> What the exercise asks: Scan the records for the word "Convert". Copy each line that includes it.

Code that draws figures

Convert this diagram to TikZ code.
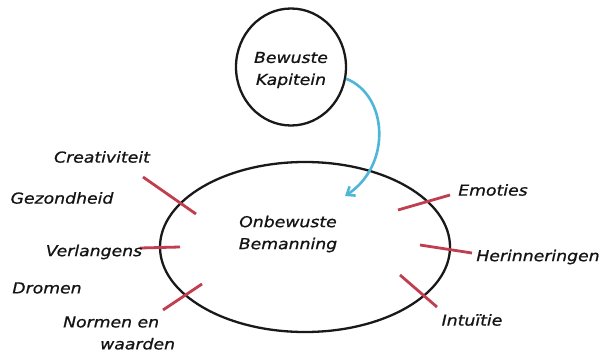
\documentclass[tikz,border=0pt]{standalone}
\usepackage{fontspec}
\setmainfont{DejaVu Sans}[FakeStretch=1.15,FakeBold=0.9]
\usetikzlibrary{shapes.geometric,arrows.meta}
\definecolor{tickred}{RGB}{192,62,80}
\definecolor{arrowblue}{RGB}{78,182,214}
\tikzset{
  lbl/.style={font=\fontsize{15}{18}\selectfont\itshape, text=black!92, inner sep=0pt},
  bubble/.style={draw=black!90, ellipse, line width=2.3pt, inner sep=0pt},
  tick/.style={draw=tickred, line width=2.8pt},
  link/.style={draw=arrowblue, line width=2.6pt, -{Straight Barb[length=7pt,width=11pt]}}
}
\begin{document}
\begin{tikzpicture}[x=1pt,y=-1pt]
\useasboundingbox[fill=white] (0,0) rectangle (600,353);
% circles
\node[bubble, minimum width=110pt, minimum height=117pt] (kap) at (291,67) {};
\node[lbl, align=center] (kaptxt) at (291,70) {Bewuste\\[4pt]Kapitein};
\node[bubble, minimum width=290pt, minimum height=170pt] (bem) at (305,247) {};
\node[lbl, align=center] (bemtxt) at (288,234) {Onbewuste\\[4pt]Bemanning};
% arrow
\coordinate (tip) at (345,196);
\draw[link] (kap.-12) .. controls (388,95) and (392,165) .. (tip);
% ticks
\coordinate (c1) at (143,177); \coordinate (c2) at (196,214);
\coordinate (v1) at (140,248); \coordinate (v2) at (180,247);
\coordinate (n1) at (163,310); \coordinate (n2) at (202,284);
\coordinate (e1) at (398,210); \coordinate (e2) at (450,195);
\coordinate (h1) at (420,245); \coordinate (h2) at (472,253);
\coordinate (i1) at (400,275); \coordinate (i2) at (437,307);
\draw[tick] (c1) -- (c2);
\draw[tick] (v1) -- (v2);
\draw[tick] (n1) -- (n2);
\draw[tick] (e1) -- (e2);
\draw[tick] (h1) -- (h2);
\draw[tick] (i1) -- (i2);
% labels
\node[lbl] (creat) at (102,157) {Creativiteit};
\node[lbl] (gez) at (62,198) {Gezondheid};
\node[lbl] (verl) at (94,252) {Verlangens};
\node[lbl] (drom) at (47,288) {Dromen};
\node[lbl, align=left, anchor=west] (norm) at (63,333) {Normen en\\[4pt]\hspace*{37pt}waarden};
\node[lbl] (emo) at (493,190) {Emoties};
\node[lbl] (her) at (538,257) {Herinneringen};
\node[lbl] (int) at (472,320) {Intuïtie};
\end{tikzpicture}
\end{document}
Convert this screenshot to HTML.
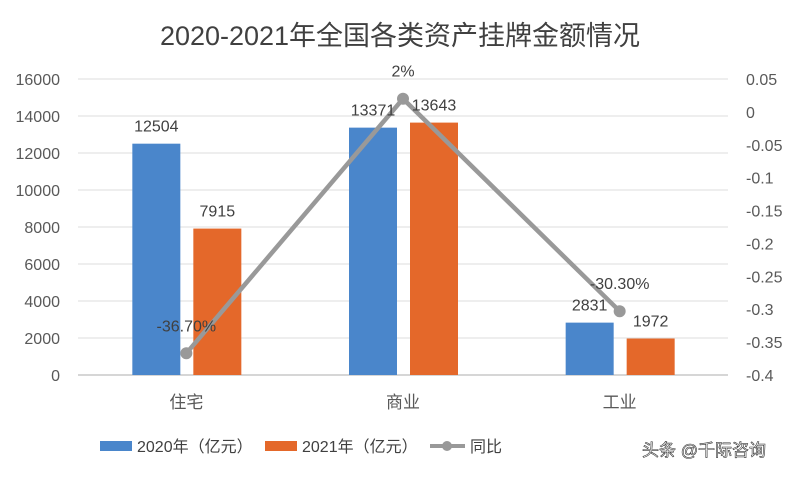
<!DOCTYPE html>
<html><head><meta charset="utf-8"><style>
body{margin:0;background:#fff;}
svg text{font-family:"Liberation Sans","Noto Sans CJK SC",sans-serif;}
</style></head><body>
<svg width="800" height="475" viewBox="0 0 800 475">
<text x="400" y="45" text-anchor="middle" font-size="27" fill="#404040">2020-2021年全国各类资产挂牌金额情况</text>
<g id="grid"></g><g id="bars"></g><g id="line"></g><g id="labels"></g>
<g>
<rect x="100" y="441" width="32" height="10" fill="#4a86cb"/>
<text x="137" y="452" font-size="16" fill="#404040">2020年（亿元）</text>
<rect x="265" y="441" width="32" height="10" fill="#e4682a"/>
<text x="302" y="452" font-size="16" fill="#404040">2021年（亿元）</text>
<line x1="430" y1="446" x2="465" y2="446" stroke="#999" stroke-width="4"/>
<circle cx="447" cy="446" r="5" fill="#999"/>
<text x="470" y="452" font-size="16" fill="#404040">同比</text>
</g>
<text x="642" y="456" font-size="17" fill="#fff" stroke="#333" stroke-width="0.6">头条 @千际咨询</text>
</svg>
<script>
const categories=["住宅","商业","工业"];
const v2020=[12504,13371,2831];
const v2021=[7915,13643,1972];
const yoy=[-0.367,0.02,-0.303];
const yoyLabels=["-36.70%","2%","-30.30%"];
const leftTicks=[0,2000,4000,6000,8000,10000,12000,14000,16000];
const rightTicks=[0.05,0,-0.05,-0.1,-0.15,-0.2,-0.25,-0.3,-0.35,-0.4];
const NS="http://www.w3.org/2000/svg";
const L=78,R=728,T=79,B=375;
const yL=v=>B-(v/16000)*(B-T);
const yR=v=>T+(0.05-v)/0.45*(B-T);
const cx=i=>L+(i+0.5)*(R-L)/categories.length;
function mk(tag,attrs,parent,text){const e=document.createElementNS(NS,tag);for(const k in attrs)e.setAttribute(k,attrs[k]);if(text!==undefined)e.textContent=text;document.getElementById(parent).appendChild(e);return e;}
leftTicks.forEach(t=>{
 const g=mk("line",{x1:L,x2:R,y1:yL(t),y2:yL(t),stroke:t===0?"#c8c8c8":"#dedede","stroke-width":t===0?1.5:1},"grid");
 
 
 const tx=mk("text",{x:60,y:yL(t)+6,"text-anchor":"end","font-size":"16",fill:"#595959"},"labels",String(t));
 
 
});
rightTicks.forEach(t=>{
 const tx=mk("text",{x:746,y:yR(t)+6,"font-size":"16",fill:"#595959"},"labels",String(t));
 
 
});
categories.forEach((c,i)=>{
 const x=cx(i);
 const b1=mk("rect",{x:x-54,y:yL(v2020[i]),width:48,height:B-yL(v2020[i]),fill:"#4a86cb"},"bars");
 
 
 const b2=mk("rect",{x:x+7,y:yL(v2021[i]),width:48,height:B-yL(v2021[i]),fill:"#e4682a"},"bars");
 
 
 const l1=mk("text",{x:x-30,y:yL(v2020[i])-12,"text-anchor":"middle","font-size":"16",fill:"#404040"},"labels",String(v2020[i]));
 
 
 const l2=mk("text",{x:x+31,y:yL(v2021[i])-12,"text-anchor":"middle","font-size":"16",fill:"#404040"},"labels",String(v2021[i]));
 
 
 const cl=mk("text",{x:x,y:B+33,"text-anchor":"middle","font-size":"17",fill:"#595959"},"labels",c);
 
 
});
const pts=yoy.map((v,i)=>cx(i)+","+yR(v)).join(" ");
const pl=mk("polyline",{points:pts,fill:"none",stroke:"#999","stroke-width":4.5,"stroke-linejoin":"round"},"line");


yoy.forEach((v,i)=>{
 const c=mk("circle",{cx:cx(i),cy:yR(v),r:6,fill:"#999"},"line");
 
 
 const t=mk("text",{x:cx(i),y:yR(v)-22,"text-anchor":"middle","font-size":"16",fill:"#404040"},"labels",yoyLabels[i]);
 
 
});
</script>
</body></html>
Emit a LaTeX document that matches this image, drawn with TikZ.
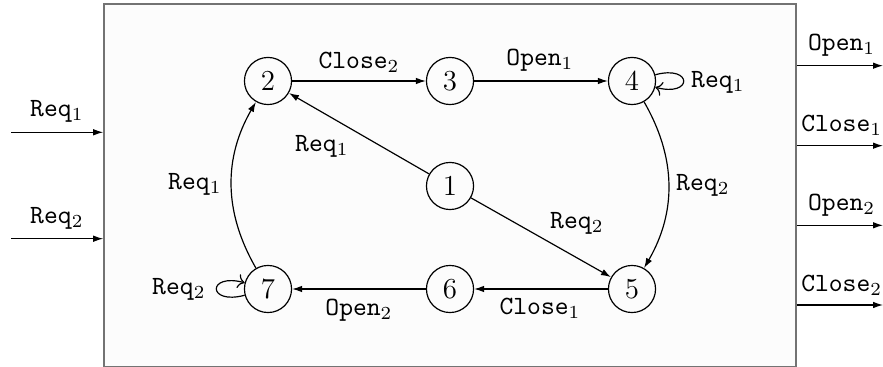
\documentclass[tikz,border=0pt]{standalone}
\usetikzlibrary{arrows.meta}
\begin{document}
\begin{tikzpicture}[x=0.38pt,y=0.38pt,
  st/.style={circle,draw,line width=0.45pt,minimum size=17.9pt,inner sep=0pt,font=\fontsize{11}{13}\selectfont},
  lab/.style={inner sep=0pt},
  tr/.style={line width=0.45pt,-{Latex[length=3.8pt,width=2.5pt]}},
  lp/.style={line width=0.45pt,->,looseness=8,min distance=5mm}]
\useasboundingbox (0,0) rectangle (883,367);
\node[draw=black!55,line width=0.6pt,fill=black!1,minimum width=262.96pt,minimum height=137.75pt,inner sep=0pt] (box) at (450,181.75) {};
% states
\node[st] (n2) at (268,286) {2};
\node[st] (n3) at (450,286) {3};
\node[st] (n4) at (632,286) {4};
\node[st] (n1) at (450,181) {1};
\node[st] (n5) at (632,78) {5};
\node[st] (n6) at (450,78) {6};
\node[st] (n7) at (268,78) {7};
% transitions
\draw[tr] (n2) -- (n3);
\draw[tr] (n3) -- (n4);
\draw[tr] (n1) -- (n2);
\draw[tr] (n1) -- (n5);
\draw[tr] (n4) to[bend left=30] (n5);
\draw[tr] (n5) -- (n6);
\draw[tr] (n6) -- (n7);
\draw[tr] (n7) to[bend left=30] (n2);
\draw[lp] (n4) to[out=15,in=-15] (n4);
\draw[lp] (n7) to[out=195,in=165] (n7);
% labels
\node[lab] (l23) at (359,305) {\texttt{Close}$_2$};
\node[lab] (l34) at (540,307) {\texttt{Open}$_1$};
\node[lab] (l44) at (718,285) {\texttt{Req}$_1$};
\node[lab] (l12) at (322,221) {\texttt{Req}$_1$};
\node[lab] (l15) at (577,144) {\texttt{Req}$_2$};
\node[lab] (l45) at (703,182) {\texttt{Req}$_2$};
\node[lab] (l56) at (540,59) {\texttt{Close}$_1$};
\node[lab] (l67) at (359,57) {\texttt{Open}$_2$};
\node[lab] (l72) at (195,183) {\texttt{Req}$_1$};
\node[lab] (l77) at (179,78) {\texttt{Req}$_2$};
% inputs
\coordinate (i1) at (11,234.7);
\coordinate (i2) at (11,128.3);
\draw[tr] (i1) -- (i1 -| box.west);
\draw[tr] (i2) -- (i2 -| box.west);
\node[lab] (li1) at (57,255.5) {\texttt{Req}$_1$};
\node[lab] (li2) at (57,149) {\texttt{Req}$_2$};
% outputs
\coordinate (o1) at (883,301.3);
\coordinate (o2) at (883,221.3);
\coordinate (o3) at (883,141.7);
\coordinate (o4) at (883,62);
\draw[tr] (o1 -| box.east) -- (o1);
\draw[tr] (o2 -| box.east) -- (o2);
\draw[tr] (o3 -| box.east) -- (o3);
\draw[tr] (o4 -| box.east) -- (o4);
\node[lab] (lo1) at (841.7,322) {\texttt{Open}$_1$};
\node[lab] (lo2) at (841.7,242) {\texttt{Close}$_1$};
\node[lab] (lo3) at (841.7,162) {\texttt{Open}$_2$};
\node[lab] (lo4) at (841.7,82) {\texttt{Close}$_2$};
\end{tikzpicture}
\end{document}
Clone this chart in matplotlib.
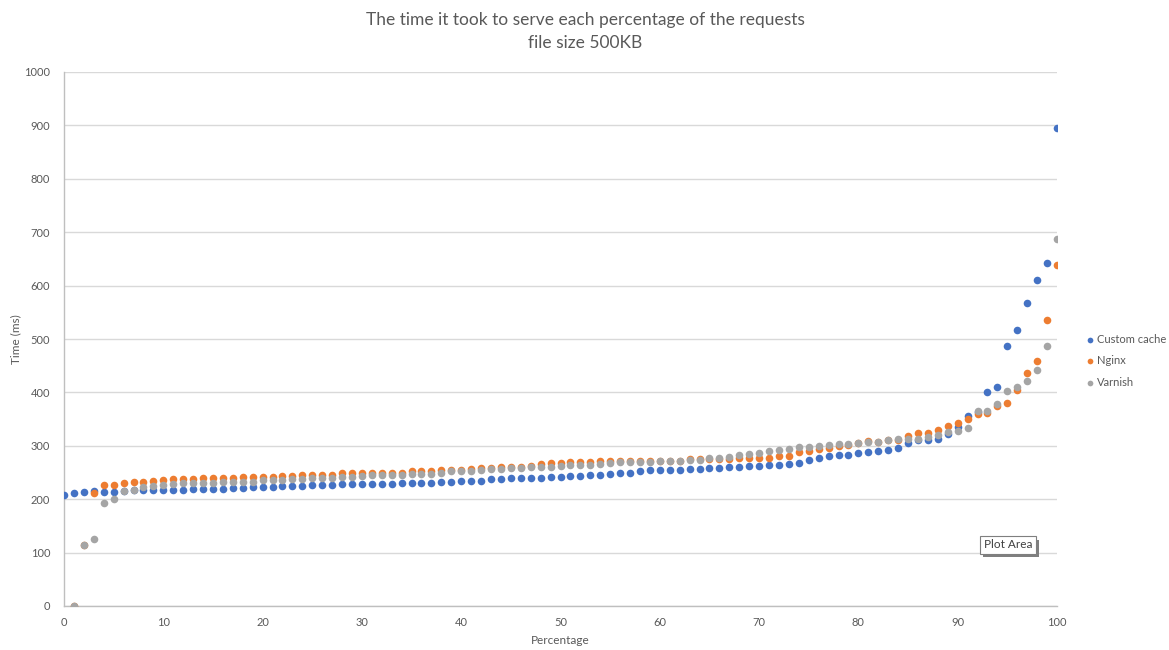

> The reply:
Convert this diagram to TikZ code.
Convert this screenshot to HTML.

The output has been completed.